Looking for the current example of chicken-and-egg communications dilemma? Look no further than 3D television.
With less than a month remaining in 2011, 3D’s on track to add between 3.5 and 4 million households to the community with such a set to watch, according to Consumer Electronics Association stats. Set prices are the lowest ever, thanks in part to promotions linked to Black Friday. ESPN3D and 3net, half of the four 24/7 U.S.-based 3D services in business (n3D and video-on-demand oriented Xfinity 3D are the other two), are increasing the amount of original content they’re running. More than 50 first-run hours will show up on 3net this month alone, and Fields Of Valor: The Civil War, one new 3net series, was the beneficiary of a supportive New York Times review last week (“The approach gives familiar material a little extra life,” the review noted in part.) and premiere simulcasts over the weekend by sister Discovery Communications diginets Military Channel and Velocity.
Yet many critics of the TV medium remain steadfast that 3D will not follow high-definition in generating mass acceptance. When they raise their voices or blogs to argue the case, out peeps the chicken-and-egg argument. On the chicken side: people won’t watch 3D regularly if the content isn’t proliferating and widely available. For the egg beaters: you can’t make enough attractive content if the set population isn’t there. Aye, there’s the stalemate.
It’s easy to suggest chicken or egg make the first move to break the ice and give 3D any shot of working as mass medium in the long run. Let’s not be easy about this; consider it’s time to pluck the chicken and crack this egg together. By this time next year, if 3D TV doesn’t move off and up the needle, it may never do so.

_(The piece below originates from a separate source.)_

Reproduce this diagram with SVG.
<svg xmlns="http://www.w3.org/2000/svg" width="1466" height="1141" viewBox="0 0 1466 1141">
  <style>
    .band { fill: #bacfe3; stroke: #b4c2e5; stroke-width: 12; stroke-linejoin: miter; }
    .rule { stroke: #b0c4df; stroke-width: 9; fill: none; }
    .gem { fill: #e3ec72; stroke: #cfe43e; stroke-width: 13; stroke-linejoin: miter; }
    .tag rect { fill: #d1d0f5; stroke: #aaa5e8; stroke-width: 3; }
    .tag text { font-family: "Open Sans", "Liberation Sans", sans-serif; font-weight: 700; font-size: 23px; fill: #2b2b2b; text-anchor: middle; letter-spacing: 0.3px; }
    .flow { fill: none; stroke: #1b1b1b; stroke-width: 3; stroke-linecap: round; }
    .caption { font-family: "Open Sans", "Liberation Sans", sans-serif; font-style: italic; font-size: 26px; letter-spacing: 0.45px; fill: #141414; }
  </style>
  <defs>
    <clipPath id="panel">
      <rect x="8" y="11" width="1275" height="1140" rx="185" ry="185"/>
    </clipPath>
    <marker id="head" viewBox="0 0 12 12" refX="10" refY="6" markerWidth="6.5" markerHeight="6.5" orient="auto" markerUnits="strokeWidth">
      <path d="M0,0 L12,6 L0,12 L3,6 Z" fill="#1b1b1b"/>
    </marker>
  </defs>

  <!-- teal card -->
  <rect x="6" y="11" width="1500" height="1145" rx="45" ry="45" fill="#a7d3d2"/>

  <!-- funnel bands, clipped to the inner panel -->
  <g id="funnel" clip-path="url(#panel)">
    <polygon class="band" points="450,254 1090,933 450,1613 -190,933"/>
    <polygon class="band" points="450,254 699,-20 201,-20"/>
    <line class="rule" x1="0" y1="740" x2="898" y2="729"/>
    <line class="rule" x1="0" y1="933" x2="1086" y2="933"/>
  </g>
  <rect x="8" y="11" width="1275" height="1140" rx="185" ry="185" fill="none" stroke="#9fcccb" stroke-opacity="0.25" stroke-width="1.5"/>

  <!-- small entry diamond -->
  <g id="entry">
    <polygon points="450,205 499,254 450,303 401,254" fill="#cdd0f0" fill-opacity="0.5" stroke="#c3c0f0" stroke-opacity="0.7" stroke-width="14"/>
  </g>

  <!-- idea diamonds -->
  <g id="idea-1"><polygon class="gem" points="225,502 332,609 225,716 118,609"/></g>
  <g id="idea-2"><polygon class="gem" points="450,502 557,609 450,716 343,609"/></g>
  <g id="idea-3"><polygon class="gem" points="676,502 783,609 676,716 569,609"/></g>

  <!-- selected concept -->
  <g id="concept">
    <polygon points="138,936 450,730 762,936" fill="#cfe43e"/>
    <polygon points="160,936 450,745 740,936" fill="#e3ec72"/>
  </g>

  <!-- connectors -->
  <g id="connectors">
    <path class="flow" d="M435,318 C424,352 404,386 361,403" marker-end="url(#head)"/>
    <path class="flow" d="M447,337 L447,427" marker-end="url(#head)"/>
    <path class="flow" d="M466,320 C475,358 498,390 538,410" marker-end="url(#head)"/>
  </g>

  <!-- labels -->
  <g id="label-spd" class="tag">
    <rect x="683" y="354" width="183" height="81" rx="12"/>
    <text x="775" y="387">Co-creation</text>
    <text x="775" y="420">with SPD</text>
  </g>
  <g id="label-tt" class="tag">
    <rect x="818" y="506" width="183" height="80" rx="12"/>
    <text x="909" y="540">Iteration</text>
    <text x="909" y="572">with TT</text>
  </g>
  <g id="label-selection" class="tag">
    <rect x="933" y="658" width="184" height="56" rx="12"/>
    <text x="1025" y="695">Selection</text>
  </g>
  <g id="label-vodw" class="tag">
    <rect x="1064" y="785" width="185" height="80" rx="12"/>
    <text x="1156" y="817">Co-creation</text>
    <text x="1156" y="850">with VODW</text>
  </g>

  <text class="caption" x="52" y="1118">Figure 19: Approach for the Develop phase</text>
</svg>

What will it take? Going back to our chicken coop, it will take more 3D services cranking up imaginative content alongside ESPN3D, 3net and company. It will take a popular broadcast or cable TV program or two willing to move in and set some 3D benchmarks to attain. Plus it will take a few more visionaries like James Cameron to exercise their 3D visions via TV and stimulate public interest.
In the egg hatch, wider service distribution is job one. Cable, satellite and overbuild operators must clear these services to give them a fair shot at success. Every TV set maker should be making promotion of content as important as promotion of their own products. At some point in 2012, much earlier than later, all TV set makers must get behind one common 3D glasses technology that works with all 3D set models. From there, all TV set makers must focus their handiwork on glasses-free 3D that you watch from any angle.
We’ve got a critical year upcoming for 3DTV, where at the end, there’s light or permanent black at the end of the tunnel. Instead of playing the game of which goes first, the chicken or the egg, how about everyone goes? For all 3D believers, it may end up the only way out.